Chicago travels to Kalamazoo this weekend with the hopes of hitting the ground running after spring break competition in California. This seems likely, based on the team’s morale.
“The guys are heading into the remainder of our season with a ton of confidence and motivation,” head coach Jay Tee said.
Even before the trip, though, the team was hungry for competition.
“We got out there and were more fired up than ever,” first-year Peter Muncey said.
The squad had a disappointing loss as it began its first match of the trip, falling 8–1 to No. 13 Pomona-Pitzer. Even with this overall loss, the team gained one win, as first-year Brian Sun was able to conquer his opponent 6–0, 6–2 at No. 4 singles.
This only served to inspire Chicago, as the members of the team put aside their disappointments and readied themselves for their match against California Lutheran University.
“That [loss] was frustrating, and I’d be lying if I said we weren’t pissed off,” Muncey said. “But rather than complain about how they have the courts and the climate, we pushed those excuses aside and decided together that our next match against No. 20 Cal Lutheran was ours.”
Going into the match, the squad was able to predict its own success.
“Our team chant is usually ‘1…2…3… Fight!’ But something about that day was different. Our captain [fourth-year Krishna Ravella] told us today it would be ‘win’ on three. And that’s what we did,” Muncey said.

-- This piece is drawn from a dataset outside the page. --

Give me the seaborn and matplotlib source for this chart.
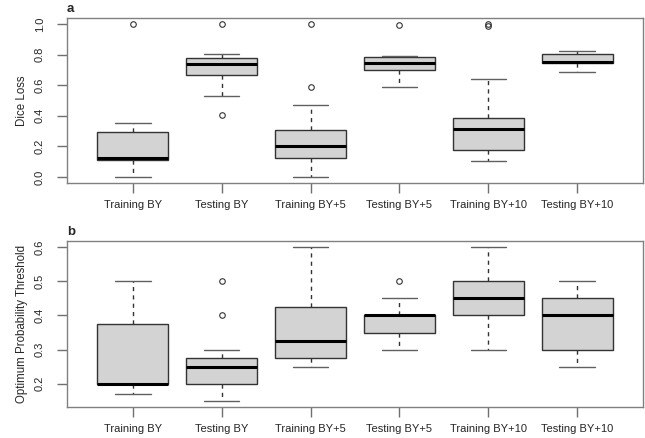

The team fought its way to a 5–4 victory, improving its record to 6–5 in monumental fashion.
“[This was] our first win over a top-20 program in nearly three years,” Tee said.
After this exciting win, the Maroons were not able to continue their success and fell to the University of California, San Diego (UCSD) 6–3. This match could’ve proved discouraging for Chicago, but instead, it was motivating.
“We then lost 3–6 to UCSD, a top-10 team in DII. But discouraged was the last thing we were,” Muncey said. “After four days of being able to play as much as top teams, we were competing at their level. And we still weren’t satisfied—we were hungry for more.”
The team intends to use this hunger as it continues with its preparation for its match against Kalamazoo, improving on those aspects that were lacking in matches over spring break.
“We know that we need to get better at doubles and to improve our fitness, so that’s an area we’re attacking right now,” Tee said. “We know that if we are able to take a 2–1 or 3–0 lead into singles, we are a very, very tough team to beat, especially if our stamina is there. Now that the guys have tasted some success, I think they’re buying in even more because they see their hard work paying off.”
Head coach Tee also spoke of the importance of preparation to continue as a strongly united team.
“We will need all 14 players on the roster to come to practice every day with the right mindset if we hope to improve our results and move further up the rankings,” Tee said.
Muncey had similar sentiments.
“As a team, we are looking to improve how well we fight, finish high-pressure points, and enjoy the game we love,” Muncey said.
What both agreed on most, though, was the overall goal to make it to the NCAA tournament once again.
“It’s going to take a great effort, but if we continue to work hard and believe in our abilities, we will give ourselves a chance,” Tee said.
Chicago takes its confidence to the courts at Kalamazoo at 1 p.m. on Sunday.